Boston is, at its heart, a Puritan settlement. This has been used as a sleight
against Boston, but I don't mean it that way. But it is a word that captures
the essence of what I mean.

A superficial example shows itself to visitors immediately. Most people who
visit Boston come away thinking the people are cold and unfriendly, especially
if traveling from a very outgoing culture like you find in, say, California.

Having lived here, I can say, this is often true, Bostonians are not known for
being welcoming of outsiders. But they are extremely loyal, honest, and
dependable as a rule as well. If a Bostonian tells you they will be at your
party next weekend, they probably will! I had some trouble adjusting to the
fact that this isn't really assumed in other places (California...)

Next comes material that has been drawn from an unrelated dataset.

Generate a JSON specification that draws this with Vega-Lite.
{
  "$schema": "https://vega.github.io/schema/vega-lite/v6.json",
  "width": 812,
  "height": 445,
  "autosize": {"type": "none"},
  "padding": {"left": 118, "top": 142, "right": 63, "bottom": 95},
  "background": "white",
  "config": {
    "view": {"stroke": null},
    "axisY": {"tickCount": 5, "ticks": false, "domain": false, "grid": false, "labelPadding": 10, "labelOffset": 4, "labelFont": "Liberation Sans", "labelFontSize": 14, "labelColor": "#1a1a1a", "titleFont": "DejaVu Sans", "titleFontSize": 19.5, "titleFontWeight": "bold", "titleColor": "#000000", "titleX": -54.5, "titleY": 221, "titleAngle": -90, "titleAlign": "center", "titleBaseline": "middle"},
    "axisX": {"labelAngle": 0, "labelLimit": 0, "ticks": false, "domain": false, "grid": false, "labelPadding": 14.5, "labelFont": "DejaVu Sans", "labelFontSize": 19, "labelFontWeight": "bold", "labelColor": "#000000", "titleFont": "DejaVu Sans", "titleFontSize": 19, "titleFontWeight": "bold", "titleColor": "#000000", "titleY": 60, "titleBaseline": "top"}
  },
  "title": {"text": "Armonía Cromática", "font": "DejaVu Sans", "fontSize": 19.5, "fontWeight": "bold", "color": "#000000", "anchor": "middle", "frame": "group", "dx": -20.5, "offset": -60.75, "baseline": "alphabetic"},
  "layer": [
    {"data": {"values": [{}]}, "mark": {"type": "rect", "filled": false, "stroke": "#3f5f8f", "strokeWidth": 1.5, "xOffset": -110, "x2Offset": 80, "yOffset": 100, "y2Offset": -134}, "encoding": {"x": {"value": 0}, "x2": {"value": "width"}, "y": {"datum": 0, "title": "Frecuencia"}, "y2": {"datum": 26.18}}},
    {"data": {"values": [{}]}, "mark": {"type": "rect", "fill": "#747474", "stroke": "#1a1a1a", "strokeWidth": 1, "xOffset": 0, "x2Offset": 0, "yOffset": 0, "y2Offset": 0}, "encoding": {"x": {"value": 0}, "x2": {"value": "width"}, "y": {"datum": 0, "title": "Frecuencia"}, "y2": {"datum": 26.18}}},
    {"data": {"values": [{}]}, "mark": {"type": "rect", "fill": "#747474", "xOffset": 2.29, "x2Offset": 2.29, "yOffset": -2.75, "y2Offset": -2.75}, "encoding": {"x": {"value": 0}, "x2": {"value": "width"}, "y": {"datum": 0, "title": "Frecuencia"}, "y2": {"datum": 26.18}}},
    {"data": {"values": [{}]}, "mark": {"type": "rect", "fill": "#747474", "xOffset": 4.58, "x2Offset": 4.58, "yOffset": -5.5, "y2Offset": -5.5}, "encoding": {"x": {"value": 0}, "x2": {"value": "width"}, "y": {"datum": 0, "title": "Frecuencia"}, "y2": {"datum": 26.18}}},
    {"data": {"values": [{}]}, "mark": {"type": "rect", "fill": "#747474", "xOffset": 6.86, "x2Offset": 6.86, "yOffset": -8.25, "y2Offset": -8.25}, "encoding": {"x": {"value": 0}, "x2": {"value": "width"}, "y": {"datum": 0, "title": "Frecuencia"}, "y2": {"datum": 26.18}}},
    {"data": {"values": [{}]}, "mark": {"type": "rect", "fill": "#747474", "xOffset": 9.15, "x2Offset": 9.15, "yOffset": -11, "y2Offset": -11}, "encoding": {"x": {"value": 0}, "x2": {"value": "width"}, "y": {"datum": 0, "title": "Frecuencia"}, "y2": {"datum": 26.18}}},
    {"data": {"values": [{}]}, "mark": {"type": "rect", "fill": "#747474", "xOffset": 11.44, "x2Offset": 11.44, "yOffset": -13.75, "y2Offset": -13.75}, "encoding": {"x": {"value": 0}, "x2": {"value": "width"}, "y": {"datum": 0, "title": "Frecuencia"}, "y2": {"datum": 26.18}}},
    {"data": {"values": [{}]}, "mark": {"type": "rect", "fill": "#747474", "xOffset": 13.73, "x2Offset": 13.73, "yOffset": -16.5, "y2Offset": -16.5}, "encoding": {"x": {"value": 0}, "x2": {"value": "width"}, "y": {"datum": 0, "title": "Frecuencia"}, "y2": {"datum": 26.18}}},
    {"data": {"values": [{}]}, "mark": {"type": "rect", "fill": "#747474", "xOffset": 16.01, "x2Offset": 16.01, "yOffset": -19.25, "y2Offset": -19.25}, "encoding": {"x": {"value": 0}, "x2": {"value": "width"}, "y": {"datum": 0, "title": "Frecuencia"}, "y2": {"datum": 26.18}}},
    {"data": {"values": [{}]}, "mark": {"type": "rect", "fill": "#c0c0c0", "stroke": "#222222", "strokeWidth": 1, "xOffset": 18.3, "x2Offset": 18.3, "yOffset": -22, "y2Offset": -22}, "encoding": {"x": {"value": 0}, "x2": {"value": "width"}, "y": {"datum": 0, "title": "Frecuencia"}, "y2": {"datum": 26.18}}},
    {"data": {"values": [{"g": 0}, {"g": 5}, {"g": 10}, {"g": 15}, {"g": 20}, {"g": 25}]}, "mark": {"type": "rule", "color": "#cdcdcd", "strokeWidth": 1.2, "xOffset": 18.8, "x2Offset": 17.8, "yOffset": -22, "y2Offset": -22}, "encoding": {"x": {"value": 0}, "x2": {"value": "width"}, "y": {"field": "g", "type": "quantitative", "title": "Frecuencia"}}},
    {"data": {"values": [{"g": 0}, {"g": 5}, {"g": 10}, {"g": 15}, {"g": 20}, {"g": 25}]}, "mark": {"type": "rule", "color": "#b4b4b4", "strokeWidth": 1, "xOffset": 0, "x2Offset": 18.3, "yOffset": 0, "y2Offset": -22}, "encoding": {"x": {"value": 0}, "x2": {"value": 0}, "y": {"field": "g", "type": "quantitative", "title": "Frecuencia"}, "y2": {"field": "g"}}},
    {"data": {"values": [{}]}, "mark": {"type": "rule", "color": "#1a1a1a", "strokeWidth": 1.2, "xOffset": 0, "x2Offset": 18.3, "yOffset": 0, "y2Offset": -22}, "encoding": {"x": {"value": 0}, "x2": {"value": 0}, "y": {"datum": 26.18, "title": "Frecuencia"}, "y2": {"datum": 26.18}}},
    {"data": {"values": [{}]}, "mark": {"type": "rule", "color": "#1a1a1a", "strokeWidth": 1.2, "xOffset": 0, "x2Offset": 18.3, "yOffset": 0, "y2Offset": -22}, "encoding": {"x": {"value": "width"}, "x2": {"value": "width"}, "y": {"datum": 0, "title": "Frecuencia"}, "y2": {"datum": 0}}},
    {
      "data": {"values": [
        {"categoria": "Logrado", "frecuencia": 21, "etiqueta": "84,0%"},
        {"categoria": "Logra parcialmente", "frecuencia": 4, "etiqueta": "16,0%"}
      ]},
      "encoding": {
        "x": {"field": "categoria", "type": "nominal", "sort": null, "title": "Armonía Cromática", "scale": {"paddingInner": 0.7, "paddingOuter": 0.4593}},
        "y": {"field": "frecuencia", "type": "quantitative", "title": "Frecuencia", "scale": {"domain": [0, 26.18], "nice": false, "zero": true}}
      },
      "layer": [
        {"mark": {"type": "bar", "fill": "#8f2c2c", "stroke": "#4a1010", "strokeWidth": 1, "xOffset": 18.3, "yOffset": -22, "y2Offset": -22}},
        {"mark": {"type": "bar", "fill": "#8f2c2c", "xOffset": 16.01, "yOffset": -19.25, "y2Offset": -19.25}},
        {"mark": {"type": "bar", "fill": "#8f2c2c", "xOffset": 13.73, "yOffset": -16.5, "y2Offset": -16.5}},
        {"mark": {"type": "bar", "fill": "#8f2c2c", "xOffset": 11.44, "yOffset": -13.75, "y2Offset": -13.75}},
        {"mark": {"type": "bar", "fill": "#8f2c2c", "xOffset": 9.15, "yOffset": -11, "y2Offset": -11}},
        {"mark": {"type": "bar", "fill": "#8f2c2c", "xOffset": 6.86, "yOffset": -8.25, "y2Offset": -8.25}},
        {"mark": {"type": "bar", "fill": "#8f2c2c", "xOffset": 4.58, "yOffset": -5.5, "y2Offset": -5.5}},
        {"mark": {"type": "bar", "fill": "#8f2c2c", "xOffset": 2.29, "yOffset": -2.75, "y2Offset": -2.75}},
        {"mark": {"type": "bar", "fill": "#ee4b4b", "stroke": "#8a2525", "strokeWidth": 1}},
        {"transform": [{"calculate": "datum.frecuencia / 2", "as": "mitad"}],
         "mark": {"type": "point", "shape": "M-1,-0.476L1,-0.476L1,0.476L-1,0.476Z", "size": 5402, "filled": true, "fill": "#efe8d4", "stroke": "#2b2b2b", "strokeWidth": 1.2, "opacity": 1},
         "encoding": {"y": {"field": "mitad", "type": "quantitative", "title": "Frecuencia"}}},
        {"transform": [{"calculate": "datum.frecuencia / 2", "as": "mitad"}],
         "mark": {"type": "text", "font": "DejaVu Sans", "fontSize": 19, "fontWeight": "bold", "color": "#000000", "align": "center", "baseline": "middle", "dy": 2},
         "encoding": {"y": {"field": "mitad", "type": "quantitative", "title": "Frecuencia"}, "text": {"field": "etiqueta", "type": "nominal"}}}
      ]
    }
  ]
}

Another is the work ethic. Bostonians (as a rule) abhor flash and glamour.
They prefer good old fashioned hard work. Leave the get rich quick schemes to
New York, we will get rich slow.

I think that Boston needs to adjust to the pace that the tech world works at,
and I think it will take some time. But, then again, the tech world will
probably also benefit greatly when the deliberate wisdom of Boston again rises
in the tech world.

And it will. Eventually.

To be fair, Cambridge, where I really live, has a culture of its own, and is
often more reminiscent of Berkeley than Boston. But when you're talking about
money, for the large part, you're also talking about Boston. Also, even in
Cambridge, the focus is still definitely much more on academic achievement
than entrepreneurial achievement.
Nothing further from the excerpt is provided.